◆ **Exercise description**
From the first line of the data below through the line holding "return ('%.1f' % v).replace('.', ',')", output each line exactly and leave the pictures out.

◆ **Recorded information**

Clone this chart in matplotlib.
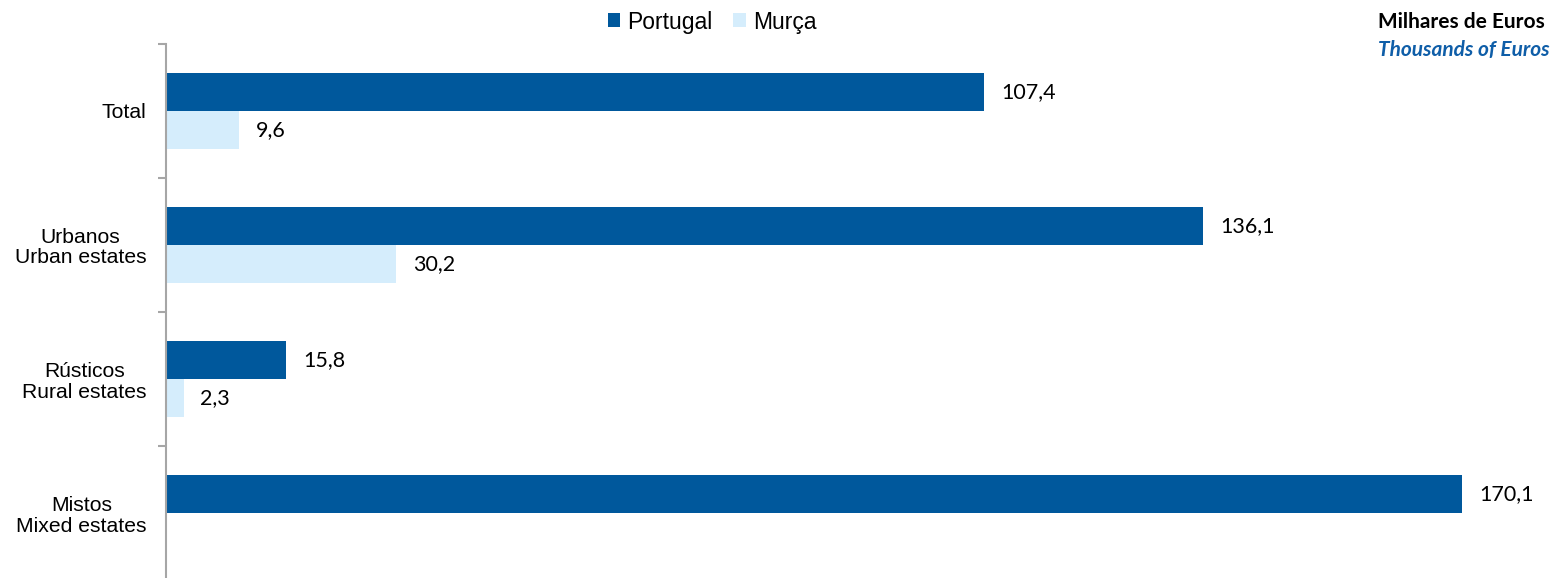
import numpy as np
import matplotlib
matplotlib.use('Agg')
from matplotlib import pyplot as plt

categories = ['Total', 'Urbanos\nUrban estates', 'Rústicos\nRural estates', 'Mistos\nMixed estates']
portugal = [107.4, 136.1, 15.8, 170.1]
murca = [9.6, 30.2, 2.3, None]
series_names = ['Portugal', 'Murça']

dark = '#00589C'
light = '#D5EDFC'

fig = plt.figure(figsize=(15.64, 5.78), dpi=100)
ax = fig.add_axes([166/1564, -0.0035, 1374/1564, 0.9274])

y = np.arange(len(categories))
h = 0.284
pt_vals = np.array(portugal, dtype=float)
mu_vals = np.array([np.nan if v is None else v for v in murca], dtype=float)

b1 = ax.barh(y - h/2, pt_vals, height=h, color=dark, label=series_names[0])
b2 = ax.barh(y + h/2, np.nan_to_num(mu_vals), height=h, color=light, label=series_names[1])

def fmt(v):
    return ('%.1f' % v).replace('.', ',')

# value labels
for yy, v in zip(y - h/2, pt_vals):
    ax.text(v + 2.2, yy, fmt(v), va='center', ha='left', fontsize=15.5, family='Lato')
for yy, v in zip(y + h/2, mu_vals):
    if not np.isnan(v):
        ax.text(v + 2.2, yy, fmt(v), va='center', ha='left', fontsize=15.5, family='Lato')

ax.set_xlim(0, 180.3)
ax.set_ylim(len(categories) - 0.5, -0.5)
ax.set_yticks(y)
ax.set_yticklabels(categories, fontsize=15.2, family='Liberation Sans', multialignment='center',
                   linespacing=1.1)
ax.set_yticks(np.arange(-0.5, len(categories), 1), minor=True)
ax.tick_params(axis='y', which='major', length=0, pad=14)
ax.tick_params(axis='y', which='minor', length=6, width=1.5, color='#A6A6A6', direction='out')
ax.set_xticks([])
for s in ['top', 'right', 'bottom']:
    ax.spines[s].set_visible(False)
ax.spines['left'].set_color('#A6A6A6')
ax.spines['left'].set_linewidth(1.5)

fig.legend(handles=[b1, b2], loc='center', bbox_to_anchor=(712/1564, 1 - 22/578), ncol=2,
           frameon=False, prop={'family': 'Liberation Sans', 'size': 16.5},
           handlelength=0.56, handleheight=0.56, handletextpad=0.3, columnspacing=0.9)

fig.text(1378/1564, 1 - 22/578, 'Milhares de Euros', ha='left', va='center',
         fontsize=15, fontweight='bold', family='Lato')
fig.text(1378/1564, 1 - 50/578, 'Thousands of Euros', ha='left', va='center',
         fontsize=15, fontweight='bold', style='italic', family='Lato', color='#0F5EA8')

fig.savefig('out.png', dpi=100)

◆ **Response below**
Clone this chart in matplotlib.
import numpy as np
import matplotlib
matplotlib.use('Agg')
from matplotlib import pyplot as plt

categories = ['Total', 'Urbanos\nUrban estates', 'Rústicos\nRural estates', 'Mistos\nMixed estates']
portugal = [107.4, 136.1, 15.8, 170.1]
murca = [9.6, 30.2, 2.3, None]
series_names = ['Portugal', 'Murça']

dark = '#00589C'
light = '#D5EDFC'

fig = plt.figure(figsize=(15.64, 5.78), dpi=100)
ax = fig.add_axes([166/1564, -0.0035, 1374/1564, 0.9274])

y = np.arange(len(categories))
h = 0.284
pt_vals = np.array(portugal, dtype=float)
mu_vals = np.array([np.nan if v is None else v for v in murca], dtype=float)

b1 = ax.barh(y - h/2, pt_vals, height=h, color=dark, label=series_names[0])
b2 = ax.barh(y + h/2, np.nan_to_num(mu_vals), height=h, color=light, label=series_names[1])

def fmt(v):
    return ('%.1f' % v).replace('.', ',')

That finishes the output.